##### Provided data

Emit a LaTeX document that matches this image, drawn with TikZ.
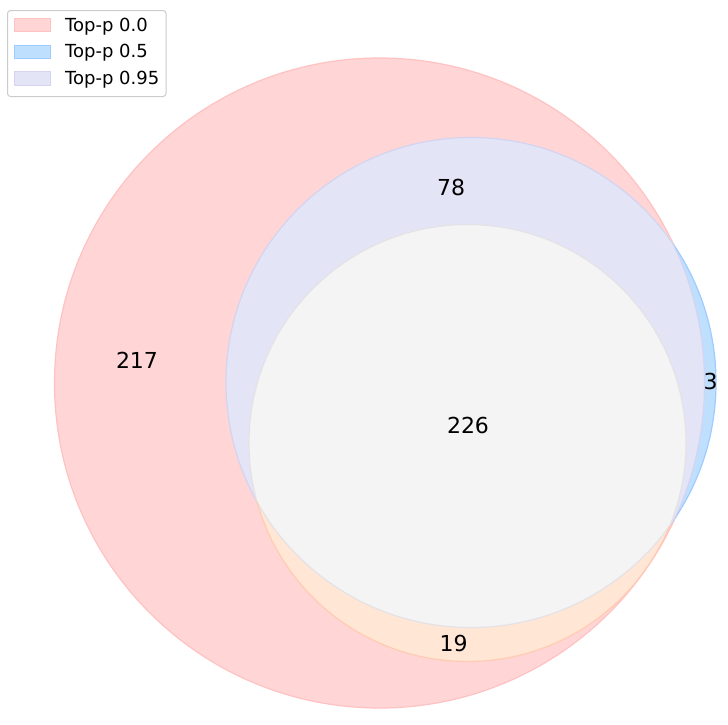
\documentclass[tikz,border=0pt]{standalone}
\usepackage{fontspec}
\setmainfont{DejaVu Sans}
\definecolor{fA}{HTML}{FFD5D5}
\definecolor{eA}{HTML}{FFC2C2}
\definecolor{fB}{HTML}{BFDFFF}
\definecolor{eB}{HTML}{9FCCFF}
\definecolor{fAB}{HTML}{E4E4F7}
\definecolor{eAB}{HTML}{D4D4F0}
\definecolor{fAC}{HTML}{FFE6D5}
\definecolor{eAC}{HTML}{FFCCB2}
\definecolor{fABC}{HTML}{F4F4F4}
\definecolor{eABC}{HTML}{E4E2E6}
\definecolor{legedge}{HTML}{CCCCCC}
\tikzset{
  num/.style={font=\fontsize{22}{26}\selectfont, text=black, inner sep=0pt},
  legtext/.style={font=\fontsize{18}{21}\selectfont, text=black, anchor=base west, inner sep=0pt},
  edge/.style={line width=1.2}
}

\begin{document}

\begin{tikzpicture}[x=1pt,y=-1pt]
\useasboundingbox (0,0) rectangle (728,724);
\coordinate (cA) at (379.5,383);
\coordinate (cB) at (471,382.5);
\coordinate (cC) at (467.5,443);
% regions
\fill[fA] (cA) circle[radius=325];
\fill[fB] (cB) circle[radius=245];
\begin{scope}
  \clip (cA) circle[radius=325];
  \fill[fAB] (cB) circle[radius=245];
  \fill[fAC] (cC) circle[radius=218.5];
  \clip (cB) circle[radius=245];
  \fill[fABC] (cC) circle[radius=218.5];
\end{scope}
% edges
\begin{scope}[even odd rule]
  \clip (-10,-10) rectangle (740,740) (cB) circle[radius=245];
  \draw[edge, eA] (cA) circle[radius=325];
\end{scope}
\begin{scope}
  \clip (cB) circle[radius=245];
  \draw[edge, eAB] (cA) circle[radius=325];
\end{scope}
\begin{scope}[even odd rule]
  \clip (-10,-10) rectangle (740,740) (cA) circle[radius=325];
  \draw[edge, eB] (cB) circle[radius=245];
\end{scope}
\begin{scope}
  \clip (cA) circle[radius=325];
  \begin{scope}[even odd rule]
    \clip (-10,-10) rectangle (740,740) (cC) circle[radius=218.5];
    \draw[edge, eAB] (cB) circle[radius=245];
  \end{scope}
  \begin{scope}
    \clip (cC) circle[radius=218.5];
    \draw[edge, eABC] (cB) circle[radius=245];
  \end{scope}
  \begin{scope}
    \clip (cB) circle[radius=245];
    \draw[edge, eABC] (cC) circle[radius=218.5];
  \end{scope}
  \begin{scope}[even odd rule]
    \clip (-10,-10) rectangle (740,740) (cB) circle[radius=245];
    \draw[edge, eAC] (cC) circle[radius=218.5];
  \end{scope}
\end{scope}
% numbers
\node[num] (n217) at (137,360) {217};
\node[num] (n78) at (451,187.5) {78};
\node[num] (n3) at (710.5,381.5) {3};
\node[num] (n226) at (468,425) {226};
\node[num] (n19) at (453.7,643.5) {19};
% legend
\draw[legedge, fill=white, fill opacity=0.8, rounded corners=3, line width=1] (7.5,10.5) rectangle (166,96.5);
\draw[fill=fA, draw=eA, line width=1] (14,18.3) rectangle (50.7,31.7);
\draw[fill=fB, draw=eB, line width=1] (14,45) rectangle (50.7,58.3);
\draw[fill=fAB, draw=eAB, line width=1] (14,71.7) rectangle (50.7,85.3);
\node[legtext] (l1) at (65,31) {Top-p 0.0};
\node[legtext] (l2) at (65,57.7) {Top-p 0.5};
\node[legtext] (l3) at (65,84.3) {Top-p 0.95};
\end{tikzpicture}

\end{document}
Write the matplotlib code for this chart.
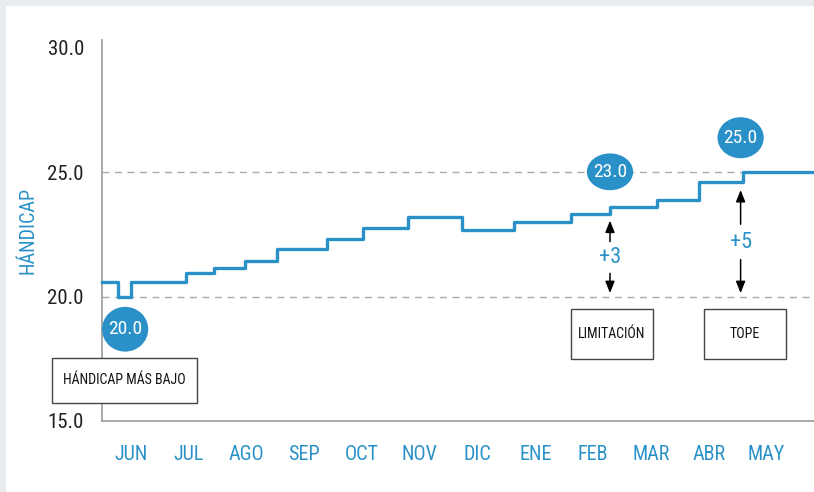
import matplotlib
matplotlib.use("Agg")
import matplotlib.pyplot as plt
from matplotlib import font_manager
from matplotlib.patches import Rectangle, Ellipse

# ---- font: prefer a condensed sans if installed ----
_names = {f.name for f in font_manager.fontManager.ttflist}
_cond = {f.name for f in font_manager.fontManager.ttflist
         if str(f.stretch) in ('condensed', 'semi-condensed', 'extra-condensed', '75', '87.5')}
FAM = None
for cand in ['Roboto Condensed', 'Liberation Sans Narrow', 'Open Sans Condensed', 'Noto Sans Condensed']:
    if cand in _names:
        FAM = cand
        break
if FAM is None and 'DejaVu Sans' in _cond:
    FAM = 'DejaVu Sans'
    plt.rcParams['font.stretch'] = 'condensed'
if FAM is None:
    FAM = 'Liberation Sans'
plt.rcParams['font.family'] = [FAM, 'DejaVu Sans']
NARROW = FAM != 'Liberation Sans'

# ---- data ----
months = ["JUN", "JUL", "AGO", "SEP", "OCT", "NOV", "DIC", "ENE", "FEB", "MAR", "ABR", "MAY"]
step_x = [-0.5, -0.22, 0.01, 0.95, 1.44, 1.97, 2.53, 3.39, 4.01, 4.79, 5.73, 6.63, 7.61, 8.29, 9.10, 9.83, 10.59, 11.82]
step_y = [20.6, 20.0, 20.6, 20.95, 21.15, 21.45, 21.9, 22.3, 22.78, 23.2, 22.67, 23.0, 23.32, 23.6, 23.9, 24.6, 25.0, 25.0]
yticks = [15.0, 20.0, 25.0, 30.0]
ref_lines = [20.0, 25.0]
bubble_labels = ["20.0", "23.0", "25.0"]
bubble_pos = [(-0.10, 18.69), (8.29, 25.02), (10.55, 26.39)]
bubble_size = [(0.80, 1.80), (0.80, 1.48), (0.80, 1.65)]
box_labels = ["HÁNDICAP MÁS BAJO", "LIMITACIÓN", "TOPE"]
box_rects = [(-1.367, 15.74, 2.509, 1.81), (7.61, 17.51, 1.42, 2.01), (9.91, 17.51, 1.42, 2.01)]
diff_labels = ["+3", "+5"]
diff_x = [8.29, 10.55]
diff_text_y = [21.57, 22.17]
diff_up = [(22.1, 23.17), (22.8, 24.4)]   # (start, tip)
diff_down = [(21.05, 20.03), (21.6, 20.03)]

BLUE = '#2a91c8'
FS_Y = 15 if NARROW else 13.5
FS_X = 14.5 if NARROW else 13
FS_BOX = 10 if NARROW else 9

fig = plt.figure(figsize=(8.14, 4.92), dpi=100, facecolor='#e9ecef')
fig.patches.append(Rectangle((6 / 814, 0), 1, (492 - 6) / 492, transform=fig.transFigure,
                             facecolor='white', edgecolor='none', zorder=-10))
ax = fig.add_axes([102 / 814, 71 / 492, 1 - 102 / 814, (421 - 40) / 492])
ax.set_facecolor('none')
ax.set_xlim(-0.5, 11.82)
ax.set_ylim(15.0, 30.32)

for sp in ['top', 'right']:
    ax.spines[sp].set_visible(False)
for sp in ['left', 'bottom']:
    ax.spines[sp].set_color('#9a9a9a')
    ax.spines[sp].set_linewidth(1.2)

ax.set_yticks(yticks)
ax.set_yticklabels([f"{v:.1f}" for v in yticks], fontsize=FS_Y, color='#222222')
ax.set_xticks(range(len(months)))
ax.set_xticklabels(months, fontsize=FS_X, color=BLUE)
ax.tick_params(axis='y', length=0, pad=13)
ax.tick_params(axis='x', length=0, pad=17)
ax.set_ylabel("HÁNDICAP", color=BLUE, fontsize=FS_X)
ax.yaxis.set_label_coords(-0.09, 0.5)

for v in ref_lines:
    ax.axhline(v, color='#aaaaaa', lw=1, ls=(0, (5, 4)), zorder=1)

ax.step(step_x, step_y, where='post', color=BLUE, lw=2.4, zorder=3, clip_on=False)

for lab, (cx, cy), (w, h) in zip(bubble_labels, bubble_pos, bubble_size):
    ax.add_patch(Ellipse((cx, cy), w, h, facecolor=BLUE, edgecolor='none', zorder=5, clip_on=False))
    ax.text(cx, cy, lab, color='white', fontsize=14, ha='center', va='center', zorder=6)

for lab, (x0, y0, w, h) in zip(box_labels, box_rects):
    ax.add_patch(Rectangle((x0, y0), w, h, facecolor='white', edgecolor='#444444', lw=1,
                           zorder=5, clip_on=False))
    ax.text(x0 + w / 2, y0 + h / 2, lab, color='#111111', fontsize=FS_BOX, ha='center', va='center', zorder=6)

for lab, x, ty, (u0, u1), (d0, d1) in zip(diff_labels, diff_x, diff_text_y, diff_up, diff_down):
    ax.text(x, ty, lab, color=BLUE, fontsize=16, ha='center', va='center', zorder=6)
    ax.annotate("", xy=(x, u1), xytext=(x, u0),
                arrowprops=dict(arrowstyle='-|>,head_length=0.7,head_width=0.28', color='black', lw=1.1))
    ax.annotate("", xy=(x, d1), xytext=(x, d0),
                arrowprops=dict(arrowstyle='-|>,head_length=0.7,head_width=0.28', color='black', lw=1.1))

fig.savefig("out.png", dpi=100, facecolor=fig.get_facecolor())
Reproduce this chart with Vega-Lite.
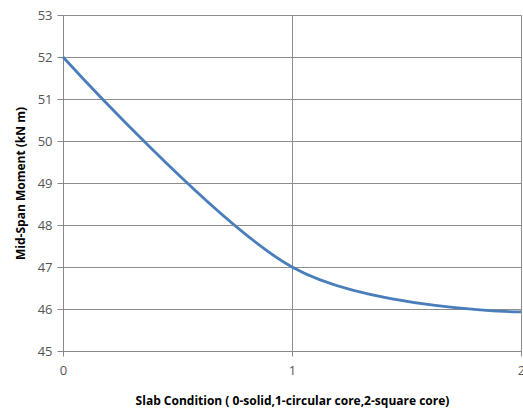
{
  "$schema": "https://vega.github.io/schema/vega-lite/v6.json",
  "width": 458,
  "height": 336,
  "autosize": {"type": "none"},
  "padding": {"left": 63, "top": 15, "right": 2, "bottom": 63},
  "background": "white",
  "config": {"view": {"stroke": null}, "font": "Open Sans"},
  "data": {"values": [
    {"x": 0, "y": 52},
    {"x": 1, "y": 47},
    {"x": 2, "y": 45.93}
  ]},
  "mark": {"type": "line", "interpolate": "cardinal", "tension": 0, "color": "#4A7EBB", "strokeWidth": 2.8},
  "encoding": {
    "x": {
      "field": "x", "type": "quantitative",
      "scale": {"domain": [0, 2], "nice": false},
      "axis": {
        "tickCount": 2,
        "labelOverlap": false, "labelFlush": false, "labelBound": false,
        "title": "Slab Condition ( 0-solid,1-circular core,2-square core)",
        "titleFont": "Open Sans", "titleFontSize": 12, "titleFontWeight": "bold", "titleColor": "#000",
        "titlePadding": 18,
        "labelFont": "Open Sans", "labelFontSize": 13, "labelColor": "#555", "labelPadding": 8,
        "domainColor": "#888", "tickColor": "#888", "tickSize": 5,
        "grid": true, "gridColor": "#8c8c8c", "gridOpacity": 1
      }
    },
    "y": {
      "field": "y", "type": "quantitative",
      "scale": {"domain": [45, 53], "nice": false, "zero": false},
      "axis": {
        "values": [45, 46, 47, 48, 49, 50, 51, 52, 53],
        "labelOverlap": false,
        "title": "Mid-Span Moment (kN m)",
        "titleFont": "Open Sans", "titleFontSize": 12, "titleFontWeight": "bold", "titleColor": "#000",
        "titlePadding": 10,
        "labelFont": "Open Sans", "labelFontSize": 13, "labelColor": "#555", "labelPadding": 5,
        "domainColor": "#888", "tickColor": "#888", "tickSize": 6,
        "grid": true, "gridColor": "#8c8c8c", "gridOpacity": 1
      }
    }
  }
}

##########

**Task to complete:** Take the lines above starting at the one containing "Write the matplotlib code for this chart." and ending at the one containing "NARROW = FAM != 'Liberation Sans'", and print them again exactly, without pictures.

**Written answer:**
Write the matplotlib code for this chart.
import matplotlib
matplotlib.use("Agg")
import matplotlib.pyplot as plt
from matplotlib import font_manager
from matplotlib.patches import Rectangle, Ellipse

# ---- font: prefer a condensed sans if installed ----
_names = {f.name for f in font_manager.fontManager.ttflist}
_cond = {f.name for f in font_manager.fontManager.ttflist
         if str(f.stretch) in ('condensed', 'semi-condensed', 'extra-condensed', '75', '87.5')}
FAM = None
for cand in ['Roboto Condensed', 'Liberation Sans Narrow', 'Open Sans Condensed', 'Noto Sans Condensed']:
    if cand in _names:
        FAM = cand
        break
if FAM is None and 'DejaVu Sans' in _cond:
    FAM = 'DejaVu Sans'
    plt.rcParams['font.stretch'] = 'condensed'
if FAM is None:
    FAM = 'Liberation Sans'
plt.rcParams['font.family'] = [FAM, 'DejaVu Sans']
NARROW = FAM != 'Liberation Sans'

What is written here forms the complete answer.